= Hollie Daniels =

American sex trafficking survivor (born 1982)

Hollie Daniels (born 1982) is an American activist, sex trafficking survivor and an advocate for victims of human trafficking in Columbus, Ohio. She educates on substance abuse disorder and mental health issues as well.

==Background==
Daniels' mother first sold her at the age of 15 and was enslaved by drugs for 17 years. With the help of an innovative judicial program called CATCH Court, which detects criminals who are actually victims, she was able to escape in 2015. Most women who are victims of sex trafficking in the United States are marked with tattoos and scars, and Daniels has since transformed the tattoos of her own body to reaffirm control over her life.

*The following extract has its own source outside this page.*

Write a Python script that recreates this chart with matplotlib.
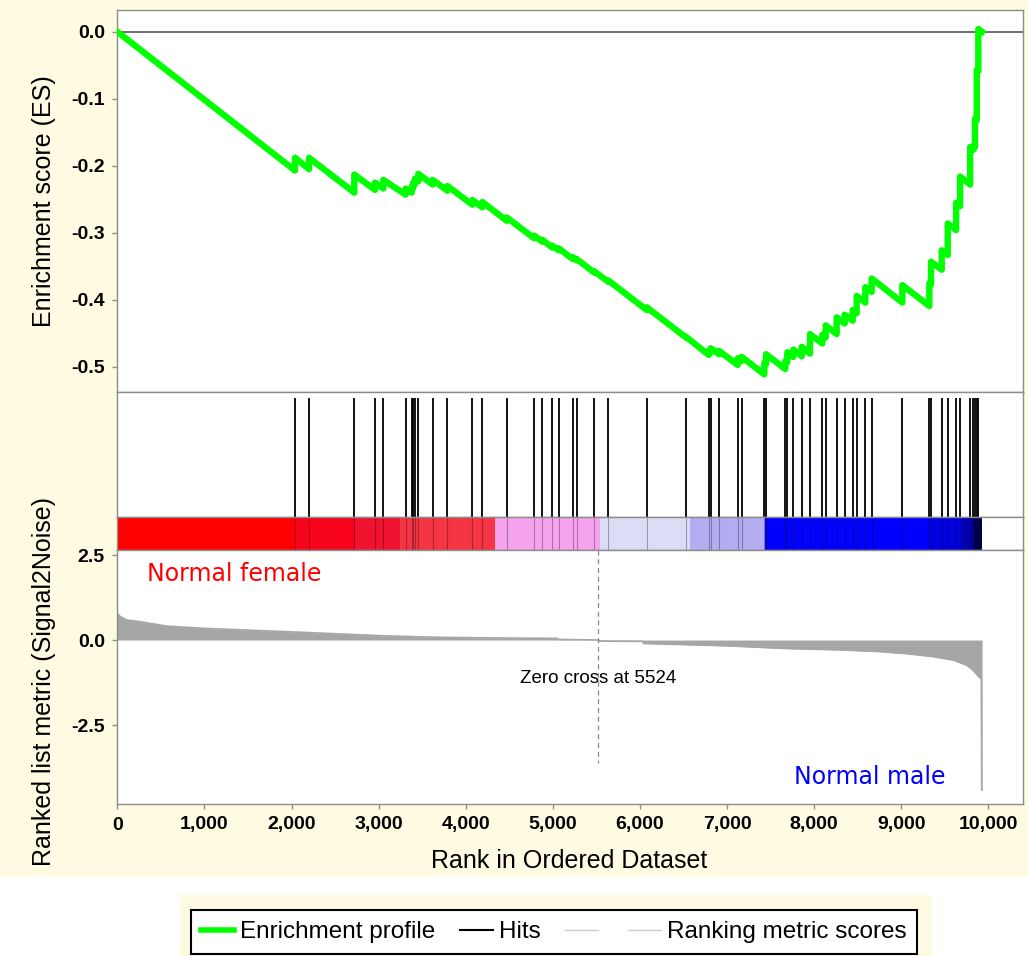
import matplotlib
matplotlib.use("Agg")
import matplotlib.pyplot as plt
from matplotlib.patches import Rectangle
from matplotlib.lines import Line2D

plt.rcParams['font.family'] = ['Liberation Sans', 'DejaVu Sans']
plt.rcParams['axes.unicode_minus'] = False

# ---------------- data ----------------
es_rank = [0,
           2040, 2040, 2201, 2201, 2721, 2721, 2959, 2959, 3054, 3054,
           3311, 3311, 3380, 3380, 3398, 3398, 3418, 3418, 3456, 3456,
           3621, 3621, 3789, 3789, 4076, 4076, 4191, 4191, 4471, 4471,
           4785, 4785, 4877, 4877, 4994, 4994, 5068, 5068, 5228, 5228,
           5274, 5274, 5473, 5473, 5637, 5637, 6078, 6078, 6529, 6529,
           6790, 6790, 6813, 6813, 6908, 6908, 7123, 7123, 7169, 7169,
           7428, 7428, 7448, 7448, 7669, 7669, 7692, 7692, 7761, 7761,
           7858, 7858, 7953, 7953, 8094, 8094, 8133, 8133, 8259, 8259,
           8351, 8351, 8443, 8443, 8489, 8489, 8588, 8588, 8661, 8661,
           9013, 9013, 9323, 9323, 9342, 9342, 9465, 9465, 9534, 9534,
           9630, 9630, 9676, 9676, 9791, 9791, 9829, 9829, 9847, 9847,
           9867, 9867, 9885, 9885,
           9928]
es_value = [0.0,
            -0.207, -0.188, -0.205, -0.188, -0.240, -0.213, -0.236, -0.225, -0.234, -0.221,
            -0.243, -0.234, -0.240, -0.231, -0.233, -0.225, -0.227, -0.219, -0.223, -0.212,
            -0.228, -0.221, -0.237, -0.230, -0.258, -0.251, -0.262, -0.254, -0.282, -0.277,
            -0.308, -0.304, -0.313, -0.310, -0.322, -0.319, -0.326, -0.323, -0.339, -0.336,
            -0.341, -0.339, -0.359, -0.357, -0.373, -0.371, -0.415, -0.411, -0.456, -0.455,
            -0.482, -0.476, -0.478, -0.472, -0.481, -0.476, -0.497, -0.487, -0.491, -0.485,
            -0.511, -0.494, -0.496, -0.481, -0.503, -0.491, -0.493, -0.478, -0.485, -0.474,
            -0.484, -0.470, -0.480, -0.451, -0.465, -0.452, -0.456, -0.438, -0.451, -0.426,
            -0.435, -0.422, -0.431, -0.415, -0.420, -0.394, -0.404, -0.381, -0.388, -0.368,
            -0.404, -0.378, -0.409, -0.375, -0.377, -0.343, -0.355, -0.326, -0.333, -0.286,
            -0.296, -0.255, -0.260, -0.216, -0.228, -0.172, -0.176, -0.170, -0.172, -0.130,
            -0.132, -0.057, -0.059, 0.004,
            0.0]

hits = [2040, 2201, 2721, 2959, 3054, 3311, 3380, 3398, 3418, 3456, 3621, 3789,
        4076, 4191, 4471, 4785, 4877, 4994, 5068, 5228, 5274, 5473, 5637, 6078,
        6529, 6790, 6813, 6908, 7123, 7169, 7428, 7448, 7669, 7692, 7761, 7858,
        7953, 8094, 8133, 8259, 8351, 8443, 8489, 8588, 8661, 9013, 9323, 9342,
        9465, 9534, 9630, 9676, 9791, 9829, 9847, 9867, 9885]

metric_rank = [0, 30, 108, 260, 567, 1026, 1715, 2232, 3093, 3700, 4394, 5050, 5060,
               5524, 5530, 6036, 6040, 6997, 7685, 8297, 8757, 9101, 9369, 9598,
               9752, 9830, 9880, 9920, 9924, 9928]
metric_value = [0.78, 0.70, 0.59, 0.54, 0.41, 0.34, 0.27, 0.215, 0.12, 0.08, 0.06, 0.05, 0.02,
                0.0, -0.03, -0.04, -0.10, -0.17, -0.25, -0.29, -0.34, -0.41, -0.49, -0.59,
                -0.74, -0.90, -1.05, -1.15, -4.41, -4.41]

bar_edges = [0, 2040, 2730, 3245, 4335, 5540, 6575, 7437, 9350, 9700, 9830, 9928]
bar_colors = ['#ff0000', '#f7031c', '#f0122e', '#f53444', '#f6a3ee', '#dcdcf6',
              '#b5adf1', '#0000ff', '#0000e2', '#0000b0', '#000050']

zero_cross = 5524
es_ticks = [0.0, -0.1, -0.2, -0.3, -0.4, -0.5]
es_ticklabels = ['0.0', '-0.1', '-0.2', '-0.3', '-0.4', '-0.5']
metric_ticks = [2.5, 0.0, -2.5]
metric_ticklabels = ['2.5', '0.0', '-2.5']
rank_ticks = [0, 1000, 2000, 3000, 4000, 5000, 6000, 7000, 8000, 9000, 10000]
rank_ticklabels = ['0', '1,000', '2,000', '3,000', '4,000', '5,000', '6,000',
                   '7,000', '8,000', '9,000', '10,000']

# ---------------- layout ----------------
W, H = 1028, 956
fig = plt.figure(figsize=(W / 100, H / 100), dpi=100, facecolor='white')

def fx(px):
    return px / W

def fy(py):
    return 1 - py / H

cream = '#fffbe3'
fig.patches.append(Rectangle((0, fy(877)), 1, 1 - fy(877), transform=fig.transFigure,
                             facecolor=cream, edgecolor='none', zorder=-10))
fig.patches.append(Rectangle((fx(180), 0), fx(932) - fx(180), fy(895), transform=fig.transFigure,
                             facecolor=cream, edgecolor='none', zorder=-10))

L = fx(117.3)
R = fx(1023)
AW = R - L
XMAX = 10398
spine_c = '#8c8c8c'

ax_es = fig.add_axes([L, fy(392), AW, (392 - 10) / H])
ax_hits = fig.add_axes([L, fy(517), AW, (517 - 392) / H])
ax_bar = fig.add_axes([L, fy(550), AW, (550 - 517) / H])
ax_rank = fig.add_axes([L, fy(804), AW, (804 - 550) / H])

for ax in (ax_es, ax_hits, ax_bar, ax_rank):
    ax.set_xlim(0, XMAX)
    ax.set_facecolor('white')
    for s in ax.spines.values():
        s.set_color(spine_c)
        s.set_linewidth(1.0)
    ax.tick_params(direction='out', length=3.5, width=1, color=spine_c,
                   labelsize=14, pad=5.5)

# ES panel
ax_es.plot(es_rank, es_value, color='#00ff00', lw=4.6, zorder=3)
ax_es.axhline(0, color='#555555', lw=1.2, zorder=2)
ax_es.set_ylim(-0.5373, 0.0324)
ax_es.set_yticks(es_ticks)
ax_es.set_yticklabels(es_ticklabels, fontweight='bold')
ax_es.set_xticks([])

# hits panel
ax_hits.vlines(hits, 0, 0.952, color='black', lw=1.3)
ax_hits.set_ylim(0, 1)
ax_hits.set_xticks([])
ax_hits.set_yticks([])

# colour bar
for i, c in enumerate(bar_colors):
    ax_bar.axvspan(bar_edges[i], bar_edges[i + 1], color=c, lw=0)
ax_bar.vlines(hits, 0, 1, color='black', lw=0.8, alpha=0.3)
ax_bar.set_ylim(0, 1)
ax_bar.set_xticks([])
ax_bar.set_yticks([])

# ranked list metric panel
ax_rank.fill_between(metric_rank, metric_value, 0, color='#a6a6a6', lw=0)
ax_rank.plot(metric_rank, metric_value, color='#a6a6a6', lw=1.2)
ax_rank.set_ylim(-4.82, 2.647)
ax_rank.plot([zero_cross, zero_cross], [2.647, -3.6], color='#888888', lw=0.9,
             ls=(0, (4, 3)))
ax_rank.text(zero_cross, -1.12, 'Zero cross at %d' % zero_cross, ha='center', va='center',
             fontsize=13.5, color='black')
ax_rank.text(343, 1.94, 'Normal female', ha='left', va='center', color='#ff0000',
             fontsize=17, family=['DejaVu Sans'])
ax_rank.text(9503, -4.03, 'Normal male', ha='right', va='center', color='#0000ff',
             fontsize=17, family=['DejaVu Sans'])
ax_rank.set_yticks(metric_ticks)
ax_rank.set_yticklabels(metric_ticklabels, fontweight='bold')
ax_rank.set_xticks(rank_ticks)
ax_rank.set_xticklabels(rank_ticklabels, fontweight='bold')

# axis labels
fig.text(fx(44), fy(201), 'Enrichment score (ES)', rotation=90, ha='center', va='center',
         fontsize=18)
fig.text(fx(44), fy(681), 'Ranked list metric (Signal2Noise)', rotation=90, ha='center',
         va='center', fontsize=18)
fig.text(fx(569), fy(861), 'Rank in Ordered Dataset', ha='center', va='center', fontsize=18)

# legend
handles = [Line2D([], [], color='#00ff00', lw=4),
           Line2D([], [], color='black', lw=1.5),
           Line2D([], [], color='#cccccc', lw=1),
           Line2D([], [], color='#cccccc', lw=1)]
labels = ['Enrichment profile', 'Hits', '', 'Ranking metric scores']
leg = fig.legend(handles, labels, ncol=4, loc='center', bbox_to_anchor=(fx(554), fy(932)),
                 frameon=True, fancybox=False, edgecolor='black', facecolor='white',
                 framealpha=1, fontsize=17.5, handlelength=1.35, handletextpad=0.25,
                 columnspacing=1.0, borderpad=0.45, borderaxespad=0)
leg.get_frame().set_linewidth(1.5)

fig.savefig('out.png', dpi=100, facecolor=fig.get_facecolor())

After her release from prison, Daniels co-founded the non-profit organization called Reaching For the Shining Starz, which helps potential victims of sex trafficking. She soon became its executive director. On the first outing as a volunteer, she met her little sister Rosie, who had followed a similar path to hers. She continued to visit her every week for a year, until Rosie managed to leave life on the street behind as well. Rosie is now five years sober and working full-time at a drop in center named Sanctuary Night serving women in the bondage of sex trafficking, homelessness and addiction.

Daniels continues to achieve higher education while holding full-time career as Director of Business Development for a treatment center and managing her recovery housing program she created in 2020 serving men and women.

==Recognition==
She was recognized as one of the BBC's 100 women of 2019.